Le Bénin a été le théâtre d’une tentative de prise de pouvoir par la force dans la nuit de samedi à dimanche 7 décembre 2025. Un groupe de militaires, se présentant comme le Comité militaire pour la refondation (CMR), a brièvement occupé les studios de la télévision nationale pour annoncer la destitution du président Patrice Talon, la suspension de la Constitution et la dissolution des institutions. Dans la matinée, le ministre de l’Intérieur, Alassane Seïdou, a catégoriquement démenti la réussite de ce qu’il a qualifié de “mutinerie” menée par un “groupuscule”, assurant que les forces armées fidèles au régime avaient repris le contrôle total de la situation.
Selon les déclarations contradictoires diffusées, la séquence a débuté par la diffusion télévisée d’un communiqué du CMR, lu par le lieutenant-colonel Tigri Pascal, désigné président du comité putschiste. Les auteurs ont invoqué une série de griefs pour justifier leur acte : la détérioration de la sécurité face aux attaques jihadistes dans le nord, des problèmes de gestion du personnel militaire, des mesures sociales impopulaires et des restrictions politiques. Ils ont annoncé prendre “la plénitude des pouvoirs”, fermer les frontières et suspendre les partis politiques, tout en appelant paradoxalement la population à vaquer à ses occupations. La réponse officielle fut rapide. Le ministre Seïdou a affirmé que la hiérarchie militaire était restée “républicaine” et qu’une riposte avait mis un terme à la manœuvre. Aucune information n’a toutefois été donnée sur l’emplacement ou la situation du président Talon au moment des faits.
Cet épisode turbulent survient dans un climat de fortes tensions. Politiquement, le pays s’achemine vers une présidentielle en avril 2026 dans un cadre verrouillé, après l’exclusion du principal parti d’opposition, Les Démocrates, du scrutin. Socialement, des mesures d’austérité et des réformes contestées ont alimenté un mécontentement latent. Sur le plan sécuritaire, le nord du Bénin est de plus en plus affecté par la violence jihadiste, avec une attaque ayant officiellement coûté la vie à 54 militaires en avril 2025. Ces facteurs combinés créent un terreau fertile pour l’instabilité, même si le pouvoir de Patrice Talon, réélu en 2021 dans des conditions controversées, était jusqu’ici considéré comme solidement ancré.
À court terme, le gouvernement devra faire la lumière sur cet événement, identifier et juger les mutins, et rassurer quant à l’unité des forces armées. La confusion qui a régné pendant plusieurs heures, ainsi que les divergences audibles en coulisse lors de la lecture du communiqué putschiste, interrogent sur l’étendue réelle des complicités au sein de l’appareil militaire.
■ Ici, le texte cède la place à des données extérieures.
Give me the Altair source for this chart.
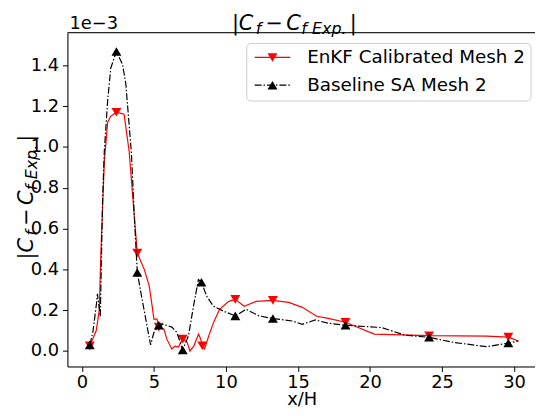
import altair as alt
import pandas as pd

# ---------------- data (y in units of 1e-3) ----------------
enkf_x = [0.55, 1.0, 1.21, 1.33, 1.56, 1.79, 2.0, 2.4, 2.93, 3.28, 3.64, 3.85, 4.33, 4.67,
          4.88, 5.0, 5.22, 5.34, 5.7, 5.9, 6.25, 6.46, 6.7, 7.0, 7.3, 7.5, 7.77, 8.1, 8.25,
          8.36, 8.52, 8.8, 9.14, 9.56, 10.2, 10.65, 11.27, 12.1, 13.26, 14.36, 15.3, 16.3,
          17.1, 18.3, 20.3, 24.1, 28.1, 29.6, 30.3]
enkf_y = [0.025, 0.10, 0.20, 0.50, 0.93, 1.12, 1.15, 1.17, 1.16, 0.98, 0.66, 0.48, 0.40, 0.32,
          0.22, 0.156, 0.156, 0.117, 0.107, 0.058, 0.01, 0.024, 0.019, 0.058, 0.044, 0.0, 0.024,
          0.083, 0.058, 0.026, 0.01, 0.073, 0.14, 0.204, 0.243, 0.253, 0.219, 0.243, 0.248,
          0.238, 0.214, 0.17, 0.16, 0.141, 0.083, 0.075, 0.073, 0.068, 0.049]
enkf_mk_x = [0.55, 2.4, 3.85, 5.34, 7.0, 8.36, 10.65, 13.26, 18.3, 24.1, 29.6]
enkf_mk_y = [0.025, 1.17, 0.48, 0.117, 0.058, 0.026, 0.253, 0.248, 0.141, 0.075, 0.068]

base_x = [0.55, 0.76, 1.03, 1.08, 1.28, 1.44, 1.56, 1.79, 2.01, 2.4, 2.82, 3.05, 3.28, 3.44,
          3.67, 3.85, 4.19, 4.53, 4.77, 5.0, 5.34, 5.68, 6.25, 6.6, 7.0, 7.4, 7.75, 8.09,
          8.3, 8.66, 9.12, 9.8, 10.65, 11.4, 12.3, 13.26, 14.6, 15.3, 16.2, 17.1, 18.3,
          20.8, 22.4, 24.1, 25.8, 28.1, 29.6, 30.3]
base_y = [0.03, 0.09, 0.24, 0.28, 0.17, 0.74, 0.98, 1.225, 1.387, 1.468, 1.405, 1.31, 1.11,
          0.97, 0.62, 0.385, 0.25, 0.12, 0.03, 0.09, 0.126, 0.13, 0.117, 0.09, 0.005, 0.075,
          0.22, 0.35, 0.337, 0.269, 0.22, 0.196, 0.172, 0.204, 0.172, 0.159, 0.147, 0.131,
          0.152, 0.136, 0.126, 0.115, 0.078, 0.067, 0.042, 0.021, 0.039, 0.049]
base_mk_x = [0.55, 2.4, 3.85, 5.34, 7.0, 8.3, 10.65, 13.26, 18.3, 24.1, 29.6]
base_mk_y = [0.03, 1.468, 0.385, 0.126, 0.005, 0.337, 0.172, 0.159, 0.126, 0.067, 0.039]

x_ticks = [0, 5, 10, 15, 20, 25, 30]
y_ticks = [0.0, 0.2, 0.4, 0.6, 0.8, 1.0, 1.2, 1.4]
legend_labels = ["EnKF Calibrated Mesh 2", "Baseline SA Mesh 2"]
offset_text = "1e\u22123"
x_title = "x/H"
# label pieces: |C_f - C_f Exp.|   (text, offset along text, sub?, italic?)
label_pieces = [("|", 0, False, False), ("C", 7, False, True), ("f", 24, True, True),
                ("\u2212", 34, False, False), ("C", 55, False, True), ("f", 70, True, True),
                ("Exp.", 81, True, True), ("|", 119, False, False)]

FONT = "DejaVu Sans"
W, H = 472, 337
MAIN, SUB = 21, 16

xs = alt.Scale(domain=[-1.0, 31.45], nice=False, zero=False)
ys = alt.Scale(domain=[-0.076, 1.56], nice=False, zero=False)

x_axis = alt.Axis(values=x_ticks, title=None, grid=False, labelFontSize=18,
                  labelFont=FONT, labelColor="black", tickColor="black", domainColor="black",
                  tickSize=5, labelPadding=2)
y_axis = alt.Axis(values=y_ticks, format=".1f", title=None, grid=False, labelFontSize=18,
                  labelFont=FONT, labelColor="black", tickColor="black", domainColor="black",
                  tickSize=5, labelPadding=4)

df_enkf = pd.DataFrame({"x": enkf_x, "y": enkf_y})
df_enkf_mk = pd.DataFrame({"x": enkf_mk_x, "y": enkf_mk_y})
df_base = pd.DataFrame({"x": base_x, "y": base_y})
df_base_mk = pd.DataFrame({"x": base_mk_x, "y": base_mk_y})

enc = dict(x=alt.X("x:Q", scale=xs, axis=x_axis), y=alt.Y("y:Q", scale=ys, axis=y_axis))

DASH = [7, 2, 1.5, 2]
MS = 100

red_line = alt.Chart(df_enkf).mark_line(color="red", strokeWidth=1.2).encode(**enc)
red_pts = alt.Chart(df_enkf_mk).mark_point(shape="triangle-down", filled=True, size=MS,
                                            color="red", opacity=1).encode(**enc)
blk_line = alt.Chart(df_base).mark_line(color="black", strokeWidth=1.2,
                                        strokeDash=DASH).encode(**enc)
blk_pts = alt.Chart(df_base_mk).mark_point(shape="triangle-up", filled=True, size=MS,
                                            color="black", opacity=1).encode(**enc)

dummy = pd.DataFrame({"a": [0]})
top_frame = alt.Chart(dummy).mark_rule(color="black", strokeWidth=1).encode(
    x=alt.value(0), x2=alt.value(W), y=alt.value(0))


def piece(text, x, y, size, italic=False, angle=0, align="left"):
    return alt.Chart(pd.DataFrame({"t": [text]})).mark_text(
        x=x, y=y, fontSize=size, font=FONT, fontStyle="italic" if italic else "normal",
        align=align, baseline="alphabetic", angle=angle, color="black").encode(text="t:N")


# title (horizontal)
TX0, TB, SHIFT = 166, -3, 4
title_layers = [piece(t, TX0 + off, TB + (SHIFT if sub else 0), SUB if sub else MAIN, it)
                for t, off, sub, it in label_pieces]
# y label (rotated, reading upward)
Y0, XB = 229, -35
ylab_layers = [piece(t, XB + (SHIFT if sub else 0), Y0 - off, SUB if sub else MAIN, it, 270)
               for t, off, sub, it in label_pieces]
offset_layer = piece(offset_text, 2, -4, 18)
xtitle_layer = piece(x_title, 237, 375.5, 18, align="center")

# legend
LX0, LX1, LY0, LY1 = 181, 468, 11, 69
leg_box = alt.Chart(dummy).mark_rect(fill="white", fillOpacity=0.8, stroke="#cccccc",
                                     strokeWidth=1, cornerRadius=4).encode(
    x=alt.value(LX0), x2=alt.value(LX1), y=alt.value(LY0), y2=alt.value(LY1))
R1, R2 = 25, 53
leg_l1 = alt.Chart(dummy).mark_rule(color="red", strokeWidth=1.2).encode(
    x=alt.value(189), x2=alt.value(225), y=alt.value(R1))
leg_p1 = alt.Chart(dummy).mark_point(shape="triangle-down", filled=True, size=MS, color="red",
                                     opacity=1).encode(x=alt.value(207), y=alt.value(R1))
leg_l2 = alt.Chart(dummy).mark_rule(color="black", strokeWidth=1.2, strokeDash=DASH).encode(
    x=alt.value(189), x2=alt.value(225), y=alt.value(R2))
leg_p2 = alt.Chart(dummy).mark_point(shape="triangle-up", filled=True, size=MS, color="black",
                                     opacity=1).encode(x=alt.value(207), y=alt.value(R2))
leg_t1 = alt.Chart(pd.DataFrame({"t": [legend_labels[0]]})).mark_text(
    x=242, y=R1, fontSize=18.5, font=FONT, align="left", baseline="middle", color="black"
).encode(text="t:N")
leg_t2 = alt.Chart(pd.DataFrame({"t": [legend_labels[1]]})).mark_text(
    x=242, y=R2, fontSize=18.5, font=FONT, align="left", baseline="middle", color="black"
).encode(text="t:N")

chart = alt.layer(
    red_line, red_pts, blk_line, blk_pts, top_frame,
    leg_box, leg_l1, leg_p1, leg_l2, leg_p2, leg_t1, leg_t2,
    offset_layer, xtitle_layer, *title_layers, *ylab_layers,
).properties(
    width=W, height=H,
    autosize=alt.AutoSizeParams(type="none"),
    padding={"left": 60, "top": 23, "right": 0, "bottom": 40},
).configure_view(stroke=None).configure(background="white")

chart.save("out.html", embed_options={"renderer": "svg", "actions": False})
À plus long terme, cet épisode révèle les fragilités d’un régime confronté à une défiance croissante. Il risque d’entraîner un durcissement politique, avec une répression accrue contre l’opposition et la société civile au nom de la stabilité. Enfin, dans une sous-région ouest-africaine minée par les coups d’État, de la Guinée au Niger en passant par le Burkina Faso et le Mali, cet événement au Bénin, pays considéré comme un bastion de la démocratie, envoie un signal inquiétant quant à la résilience des institutions.
La stratégie de communication du gouvernement, qui minimise l’événement en le qualifiant de simple “mutinerie” et affiche un retour à la normale immédiat, contraste avec la gravité des annonces faites par les putschistes et le silence maintenu sur le président. Ce décalage peut nuire à la crédibilité du régime. Les déclarations des mutins, bien que chaotiques, pointaient des problèmes réels et largement partagés au sein de la population et de l’armée, que le pouvoir ne pourra plus ignorer. Leur diagnostic, même exprimé par des moyens illégitimes, agit comme un révélateur des fractures béantes du pays.
Historiquement stable et présenté comme un modèle démocratique en Afrique de l’Ouest, le Bénin traverse sa crise la plus sérieuse depuis l’instauration du multipartisme. L’épisode du 7 décembre démontre que la présidentialisation excessive du pouvoir, l’érosion des libertés et les tensions socio-économiques peuvent conduire à des explosions de violence, même dans des pays réputés pour leur culture du compromis. La capacité des autorités à gérer cette crise avec transparence, à engager un dialogue national inclusif et à répondre aux urgences sécuritaires et sociales sera déterminante pour l’avenir du pays. Le rétablissement de l’ordre affirmé par le ministre de l’Intérieur ne suffira pas à restaurer la confiance ; il doit s’accompagner d’actes politiques forts pour éviter une récidive, potentiellement plus déstabilisatrice encore.